Obviously, whoever got this case went the litigation route, claiming that the plaintiff’s rights under the Fourth Amendment and California Electronic Communications Privacy Act were being violated. This is, in part, because officials would “match users’ trajectories in anonymized data from one dataset, with deanonymized data in another” and then “identify 50% of people from only two randomly chosen data points in a dataset that contained only time and location data.”

Try to imagine the full employment for government workers doing all this identifying. Imagine all the scootering criminals being thwarted.

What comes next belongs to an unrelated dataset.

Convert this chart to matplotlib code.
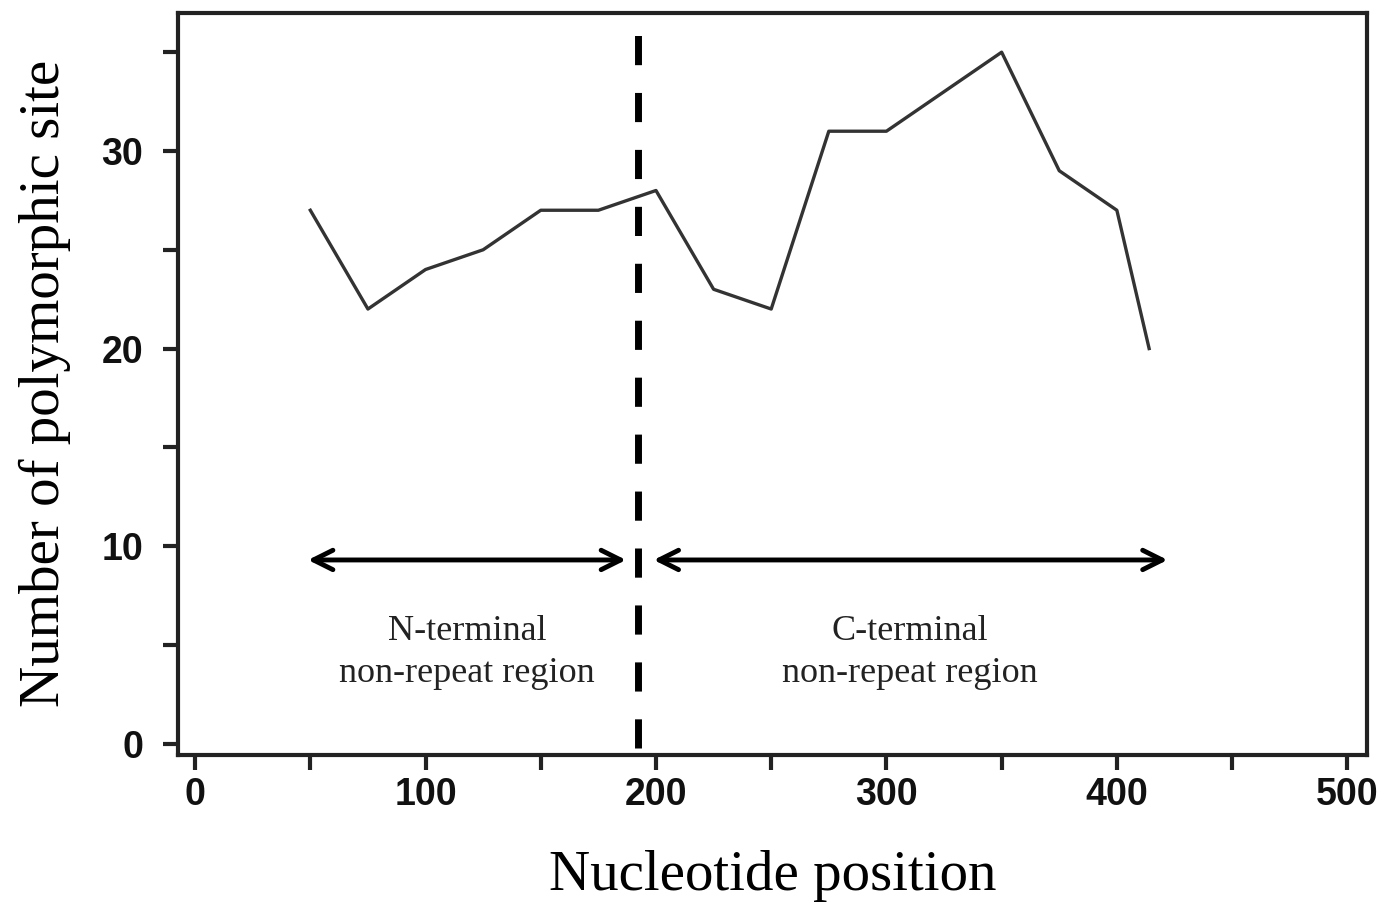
import matplotlib
matplotlib.use("Agg")
import matplotlib.pyplot as plt
from matplotlib.ticker import MultipleLocator

# sliding-window counts of polymorphic sites
positions = [50, 75, 100, 125, 150, 175, 200, 225, 250, 275, 300, 325, 350, 375, 400, 414]
sites = [27, 22, 24, 25, 27, 27, 28, 23, 22, 31, 31, 33, 35, 29, 27, 20]

boundary = 192
n_span = (49, 187)
c_span = (199, 422)
arrow_y = 9.3
n_label = "N-terminal\nnon-repeat region"
c_label = "C-terminal\nnon-repeat region"

serif = ["Liberation Serif", "DejaVu Serif"]
tickfont = ["Liberation Sans Narrow", "Liberation Sans", "DejaVu Sans"]

fig = plt.figure(figsize=(13.91, 9.05), dpi=100)
ax = fig.add_axes([0.128, 0.166, 0.855, 0.820])

ax.plot(positions, sites, color="#333333", lw=2.4)
ax.plot([boundary, boundary], [-0.2, 36.1], color="black", lw=5, dashes=(4.2, 4))

for x0, x1 in (n_span, c_span):
    ax.annotate("", xy=(x0, arrow_y), xytext=(x1, arrow_y),
                arrowprops=dict(arrowstyle="<->", lw=3.5, color="black",
                                mutation_scale=35, shrinkA=0, shrinkB=0))

ax.text(118, 4.6, n_label, ha="center", va="center",
        fontsize=26, family=serif, color="#222222", linespacing=1.35)
ax.text(310, 4.6, c_label, ha="center", va="center",
        fontsize=26, family=serif, color="#222222", linespacing=1.35)

ax.set_xlim(-7.4, 508.7)
ax.set_ylim(-0.56, 37.0)
ax.xaxis.set_major_locator(MultipleLocator(100))
ax.xaxis.set_minor_locator(MultipleLocator(50))
ax.yaxis.set_major_locator(MultipleLocator(10))
ax.yaxis.set_minor_locator(MultipleLocator(5))
ax.tick_params(which="both", direction="out", length=11, width=3, color="#222222")
ax.tick_params(axis="x", pad=5)
ax.tick_params(axis="y", pad=14)
for lab in ax.get_xticklabels() + ax.get_yticklabels():
    lab.set_family(tickfont)
    lab.set_fontweight("bold")
    lab.set_fontsize(27)
    lab.set_color("#111111")

for s in ax.spines.values():
    s.set_linewidth(3)
    s.set_color("#222222")

ax.set_xlabel("Nucleotide position", family=serif, fontsize=41, labelpad=27)
ax.set_ylabel("Number of polymorphic site", family=serif, fontsize=41, labelpad=22)

fig.savefig("out.png", dpi=100)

Clearly, I’m missing something here. If you want privacy, my thought was, you shouldn’t be renting something you know is connected to the internet.

Then I looked at the rather amazing lineup of lawyers listed in this case. Check it out — the plaintiff is represented by two chapters of the ACLU, the Electronic Frontier Foundation and a major law firm. And then there’s a passel of amicus briefs from, among others, the Center for Democracy & Technology, the Electronic Privacy Information Center, the Open Mobility Foundation, and “Seven Data Privacy and Urban Planning Experts.”

The heavy hitters were out in force to defend scooter privacy. Maybe I shouldn’t be scoffing.

The Ninth Circuit, in case you haven’t read the opinion, scoffed — “When Sanchez rents an e-scooter, he plainly understands that the e-scooter company must collect location data for the scooter through its smartphone applications.”

The city can continue to time travel.

Proximate cause. You’ve got to love insurance litigation — it brings out the creativity in lawyers.

If, for example, an insurance policy doesn’t cover business losses caused by a virus, all you have to do is come up with another cause.

I recently spotted the following language in lawsuits over whether insurance policies should cover business losses during the Covid-19 lockdowns:

“Plaintiff’s … losses were not caused by a virus. The true cause of Plaintiff’s losses is the pandemic and associated fear. Pandemic and fear are not viruses …. There is no indication that any person contracted the virus while on premises.”

It wasn’t the virus — it was the pandemic.

But if the pandemic was caused by the virus….

Courts are going to have so much fun.